Additional Information
Leonid (in wartime documents he was referred to as Lev) Roizen was born in 1921 in Proskurov (now Khmelnitskii), Ukraine. Prior to the Soviet-German war, he lived in Odessa where, in 1940, he was drafted. Roizen was on active service from the first day of the war to its last, fighting with the 15th Guards Division. His military specialty was that of radio operator, and, perhaps, because of this relatively "peaceful" job, he survived all the four years of warfare, including the Battle of Stalingrad. In 1944 and 1945, his division fought in Poland, Germany, and Czechoslovakia. Roizen, who at this time served in an anti-tank battalion, was wounded three times. In Poland he witnessed the heroic deaths of his Jewish comrades in arms, Private Iakov Grinberg and deputy commander of the 47th regiment for political matters Iefim Glikman, to both of whom he devoted one of his postwar essays.
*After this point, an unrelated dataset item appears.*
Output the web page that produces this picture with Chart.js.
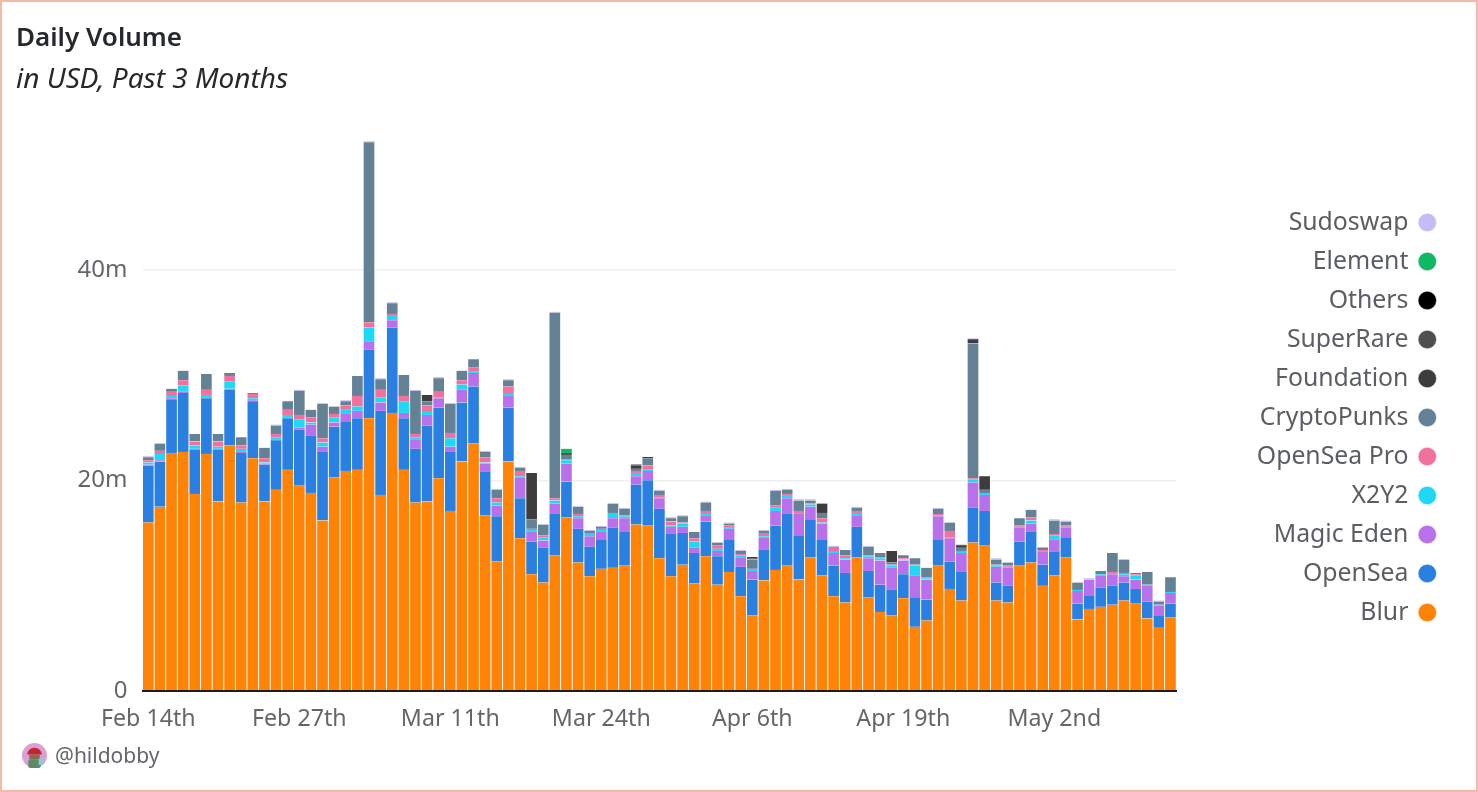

Roizen ended the war in Czechoslovakia. He was awarded two Soviet military orders and a Czechoslovakian one, and also some medals.
Roizen's father and three brothers also fought in the Soviet-German war; two of the brothers returned from the war as invalids.
After the war, Roizen graduated from a military political school in Leningrad and continued his military service as a political officer. He retired in the late 1960s with the rank of captain and settled in Leningrad.